Operation Bagration was one of the Red Army's most successful offensive operations during the Second World War.  Germany's Army Group Center was devastated as Red Army forces created one encirclement after another and advanced as far as the gates of Warsaw from the beginning of the offensive on June 22 through late July, in many ways this advance matched Germany's initial invasion of the Soviet Union. 

Claus Neuber, part of Army Group Center, was caught up in the Minsk encirclement and managed to escape.  He initially made his way to the west with a group of soldiers until they were surrounded and taken prisoner.  After escaping with a comrade, Neuber eventually made it to German lines and served out the rest of the war on the Western Front, where he was taken prisoner by US forces.

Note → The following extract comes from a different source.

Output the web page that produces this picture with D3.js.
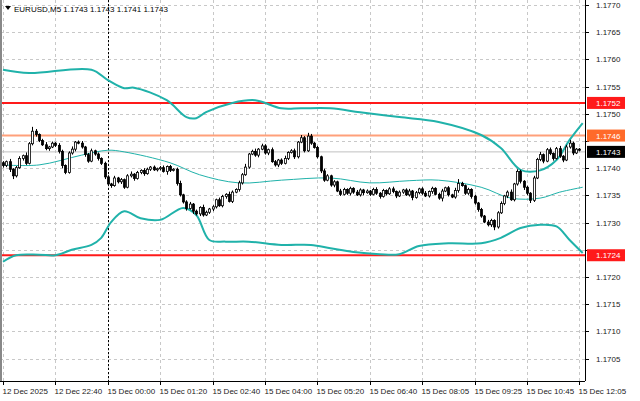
<!DOCTYPE html>
<html><head><meta charset="utf-8">
<script src="https://cdn.jsdelivr.net/npm/d3@7"></script>
<style>body{margin:0;background:#fff}svg{display:block;font-family:"Liberation Sans",Arial,sans-serif}</style>
</head><body><div id="chart"></div>
<script>
'use strict'
// closes in pips above 1.1700 (M5 bars)
const closes = [
  40.5,41.2,39.8,38.6,40.1,41.8,42.3,40.9,44.5,46.8,46.2,45.1,44.3,43.6,43.9,44.6,
  44.2,43.1,40.5,39.2,42.8,43.5,44.8,44.6,43.9,42.5,41.3,43.2,42.6,41.8,40.9,38.4,
  37.1,36.8,38.2,37.5,37.9,36.5,38.6,38.9,38.1,39.2,39.6,39.0,39.8,40.2,39.7,39.9,
  40.1,39.4,40.3,39.6,39.8,37.2,35.1,33.8,32.6,33.4,32.1,31.6,32.8,31.4,31.9,32.5,
  32.9,34.2,33.1,34.8,35.2,33.9,35.6,36.1,37.3,38.8,40.2,42.6,43.1,42.4,43.5,44.1,
  42.8,43.4,41.2,40.6,41.5,40.9,41.8,42.9,43.2,42.1,44.8,45.6,43.2,45.9,44.6,43.8,
  42.1,39.5,37.8,38.6,36.9,37.5,35.8,35.2,36.1,35.4,36.3,35.6,35.1,36.0,35.5,35.8,
  35.2,36.1,35.4,34.8,35.9,35.3,36.2,35.7,34.9,35.6,36.0,35.1,35.8,34.6,35.5,36.2,
  35.4,34.9,35.7,36.3,35.2,34.5,35.8,36.4,35.1,34.7,35.9,37.2,36.8,35.4,36.1,34.8,
  33.6,32.4,31.2,30.1,29.6,30.4,29.2,31.8,33.5,34.9,35.6,34.2,37.1,39.4,37.6,36.5,
  35.4,34.1,38.2,41.6,42.5,41.3,43.4,42.7,41.8,43.6,42.2,41.5,43.9,44.6,42.8,43.5,
  43.3
]
const firstOpen = 41.0
const wickUp = [
  3,2,5,2,3,4,2,6,3,8,4,2,3,5,2,3, 2,4,3,2,3,5,2,3,4,2,3,4,2,3,2,3,
  3,2,4,2,3,2,3,5,2,3,2,4,3,2,3,2, 3,4,2,3,2,3,5,2,3,4,2,3,2,5,3,2,
  3,2,4,3,2,5,3,2,4,3,6,2,3,5,2,4, 3,2,4,3,2,3,5,2,3,4,2,5,3,6,4,2,
  3,2,4,3,2,3,2,4,3,2,3,2,4,3,2,3, 2,3,4,2,3,2,3,4,2,3,2,3,4,2,3,2,
  3,4,2,3,2,3,4,2,3,2,5,8,3,2,3,2, 3,2,3,2,4,3,2,3,4,2,3,5,2,4,3,2,
  3,2,4,3,5,2,3,4,2,3,5,2,4,6,3,2, 2
]
const wickDn = [
  4,3,5,6,3,2,4,3,2,3,4,3,2,3,4,2, 3,4,5,3,2,3,4,2,3,4,3,2,3,4,3,4,
  3,4,2,3,4,3,2,3,4,2,3,4,2,3,2,3, 3,2,6,3,2,4,3,3,4,2,5,3,4,3,2,3,
  4,3,2,3,4,2,3,2,4,3,2,3,2,3,4,2, 3,4,2,3,4,3,2,3,2,4,3,2,3,2,3,2,
  3,4,3,2,3,4,2,3,2,3,4,3,2,3,5,2, 3,2,3,4,2,3,2,3,4,2,3,2,3,5,2,3,
  3,2,3,4,2,3,6,2,3,2,3,4,2,3,3,4, 3,4,3,2,3,4,6,3,2,3,4,2,3,3,4,5,
  4,5,3,2,3,4,2,3,4,2,3,4,2,3,4,2, 2
]
// Bollinger bands, sampled at bar index
const upperIdx = [0,8,27,32,37,40,50,56,59,62,70,77,85,91,100,109,121,133,146,152,158,164,169,173,177]
const upperVal = [58.1,57.5,58.1,56.2,54.7,54.8,52.5,49.4,49.2,50.3,52.0,52.5,51.0,51.0,51.0,50.3,49.4,48.5,46.1,43.7,39.7,39.6,41.5,45.2,48.3]
const midIdx = [0,11,24,32,37,51,60,72,85,100,112,124,133,146,155,164,170,177]
const midVal = [40.6,40.6,42.4,43.3,43.0,41.0,38.8,37.3,37.8,38.2,37.3,37.7,37.8,36.5,34.5,34.5,35.6,36.5]
const lowerIdx = [0,4,11,16,21,27,30,33,37,42,48,55,59,63,68,75,85,94,100,107,115,121,127,136,146,152,158,164,169,173,177]
const lowerVal = [22.8,24.0,24.1,24.0,25.0,25.9,27.2,30.1,32.1,30.8,30.5,32.7,31.4,26.8,26.5,26.5,25.9,25.9,25.3,24.6,24.2,24.2,25.7,26.2,26.2,27.2,29.0,29.6,29.3,26.8,24.4]
const priceTicks = [1.1770,1.1765,1.1760,1.1755,1.1750,1.1745,1.1740,1.1735,1.1730,1.1725,1.1720,1.1715,1.1710,1.1705]
const timeLabels = ['12 Dec 2025','12 Dec 22:40','15 Dec 00:00','15 Dec 01:20','15 Dec 02:40','15 Dec 04:00','15 Dec 05:20','15 Dec 06:40','15 Dec 08:05','15 Dec 09:25','15 Dec 10:45','15 Dec 12:05']
const levels = [{p: 1.1752, c: '#ff1a1a', w: 2}, {p: 1.1746, c: '#ffa07a', w: 2}, {p: 1.1724, c: '#ff1a1a', w: 2}]
const current = 1.1743
const separatorBar = 32

const W = 640, H = 401, plotR = 585, plotB = 381
const svg = d3.select('#chart').append('svg').attr('width', W).attr('height', H)

const x = d3.scaleLinear().domain([0, 177]).range([3, 582.7])
const y = d3.scaleLinear().domain([1.1705, 1.1770]).range([358.6, 5])
const px = v => 1.17 + v / 10000

// grid
const grid = svg.append('g').attr('stroke', '#c8c8c8').attr('stroke-dasharray', '3,3').attr('stroke-width', 1)
grid.selectAll('.h').data(priceTicks).enter().append('line')
  .attr('x1', 0).attr('x2', plotR).attr('y1', d => Math.round(y(d)) + 0.5).attr('y2', d => Math.round(y(d)) + 0.5)
grid.selectAll('.v').data(timeLabels).enter().append('line')
  .attr('x1', (d, i) => Math.round(x(i * 16)) + 0.5).attr('x2', (d, i) => Math.round(x(i * 16)) + 0.5)
  .attr('y1', 0).attr('y2', plotB)
svg.append('line').attr('x1', Math.round(x(separatorBar)) + 0.5).attr('x2', Math.round(x(separatorBar)) + 0.5)
  .attr('y1', 0).attr('y2', plotB).attr('stroke', '#000').attr('stroke-dasharray', '2,2')

// levels
levels.forEach(l => {
  svg.append('line').attr('x1', 0).attr('x2', plotR).attr('y1', y(l.p)).attr('y2', y(l.p))
    .attr('stroke', l.c).attr('stroke-width', l.w)
})
svg.append('line').attr('x1', 0).attr('x2', plotR).attr('y1', y(current)).attr('y2', y(current))
  .attr('stroke', '#c0c0c0')

// bands
const band = (idx, val, w) => {
  svg.append('path').datum(idx.map((d, i) => [d, val[i]]))
    .attr('d', d3.line().x(d => x(d[0])).y(d => y(px(d[1]))).curve(d3.curveCatmullRom))
    .attr('fill', 'none').attr('stroke', '#20b2aa').attr('stroke-width', w)
}
band(upperIdx, upperVal, 2)
band(lowerIdx, lowerVal, 2)
band(midIdx, midVal, 1)

// candles
const bars = closes.map((c, i) => {
  const o = i === 0 ? firstOpen : closes[i - 1]
  return {i, o, c, h: Math.max(o, c) + wickUp[i] / 10, l: Math.min(o, c) - wickDn[i] / 10}
})
const cg = svg.append('g')
cg.selectAll('.wick').data(bars).enter().append('line')
  .attr('x1', d => Math.round(x(d.i)) + 0.5).attr('x2', d => Math.round(x(d.i)) + 0.5)
  .attr('y1', d => y(px(d.h))).attr('y2', d => y(px(d.l))).attr('stroke', '#000')
cg.selectAll('.body').data(bars).enter().append('rect')
  .attr('x', d => Math.round(x(d.i)) - 0.5).attr('width', 2)
  .attr('y', d => y(px(Math.max(d.o, d.c))))
  .attr('height', d => Math.max(0.8, Math.abs(y(px(d.o)) - y(px(d.c)))))
  .attr('fill', d => d.c >= d.o ? '#fff' : '#000').attr('stroke', '#000').attr('stroke-width', 0.8)

// frame
svg.append('line').attr('x1', 1).attr('x2', 1).attr('y1', 0).attr('y2', plotB).attr('stroke', '#888').attr('stroke-width', 2)
svg.append('line').attr('x1', plotR + 0.5).attr('x2', plotR + 0.5).attr('y1', 0).attr('y2', plotB).attr('stroke', '#000')
svg.append('line').attr('x1', 0).attr('x2', plotR).attr('y1', plotB + 0.5).attr('y2', plotB + 0.5).attr('stroke', '#000')

// price axis
const tags = [{p: 1.1752, bg: '#ff1a1a'}, {p: 1.1746, bg: '#ff6a2a'}, {p: current, bg: '#000'}, {p: 1.1724, bg: '#ff1a1a'}]
const ax = svg.append('g').attr('font-size', 8).attr('fill', '#222')
priceTicks.forEach(p => {
  ax.append('line').attr('x1', plotR).attr('x2', plotR + 4).attr('y1', Math.round(y(p)) + 0.5).attr('y2', Math.round(y(p)) + 0.5).attr('stroke', '#000')
  if (tags.some(t => Math.abs(y(t.p) - y(p)) < 10)) return
  ax.append('text').attr('x', 596).attr('y', y(p) + 3).text(p.toFixed(4))
})
tags.forEach(t => {
  ax.append('rect').attr('x', 587).attr('y', y(t.p) - 6).attr('width', 38).attr('height', 12).attr('fill', t.bg)
  ax.append('text').attr('x', 596).attr('y', y(t.p) + 3).attr('fill', '#fff').text(t.p.toFixed(4))
})

// time axis
timeLabels.forEach((t, i) => {
  const xx = Math.round(x(i * 16)) + 0.5
  ax.append('line').attr('x1', xx).attr('x2', xx).attr('y1', plotB).attr('y2', plotB + 4).attr('stroke', '#000')
  ax.append('text').attr('x', xx - 1).attr('y', 394).text(t)
})

// title
svg.append('path').attr('d', 'M5,6 L11,6 L8,10 Z').attr('fill', '#000')
svg.append('text').attr('x', 14).attr('y', 12).attr('font-size', 8).attr('fill', '#000')
  .text('EURUSD,M5  1.1743 1.1743 1.1741 1.1743')
</script></body></html>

Those who expect a look at the military aspects of Operation Bagration from the German point of view will not find much here.  The vast majority of these reminiscences discuss the author's travels behind enemy lines as he tries to find the new frontline, which continues to move forward as Soviet forces speed their way as far west as possible.  In many ways this travelogue is reduced to a day-by-day account of how the author hid in the forest or, if lucky, barns, and asked for food from random farms/locals he encountered along the way.  The fact that so many were able to help him impressed him but hardly made him rethink the reason he was located on the Eastern Front fighting a losing war.  There is no introspection or discussion of the German war experience, the genocidal nature of the war on the Eastern Front, the abilities of the Red Army of 1944, which is making rather large strides and taking tens of thousands of prisoners, or a discussion of the German Army's complicity in the holocaust, etc.  Rather, what we have here is a soldier caught in an encirclement trying to make his way to his comrades.  The biggest value this volume has is showing what kind of obstacles stood in the way of those who tried to get back to their own frontlines in the wake of Operation Bagration, and how much help locals were able to offer random Wehrmacht soldiers, which raises additional questions, but that's about it.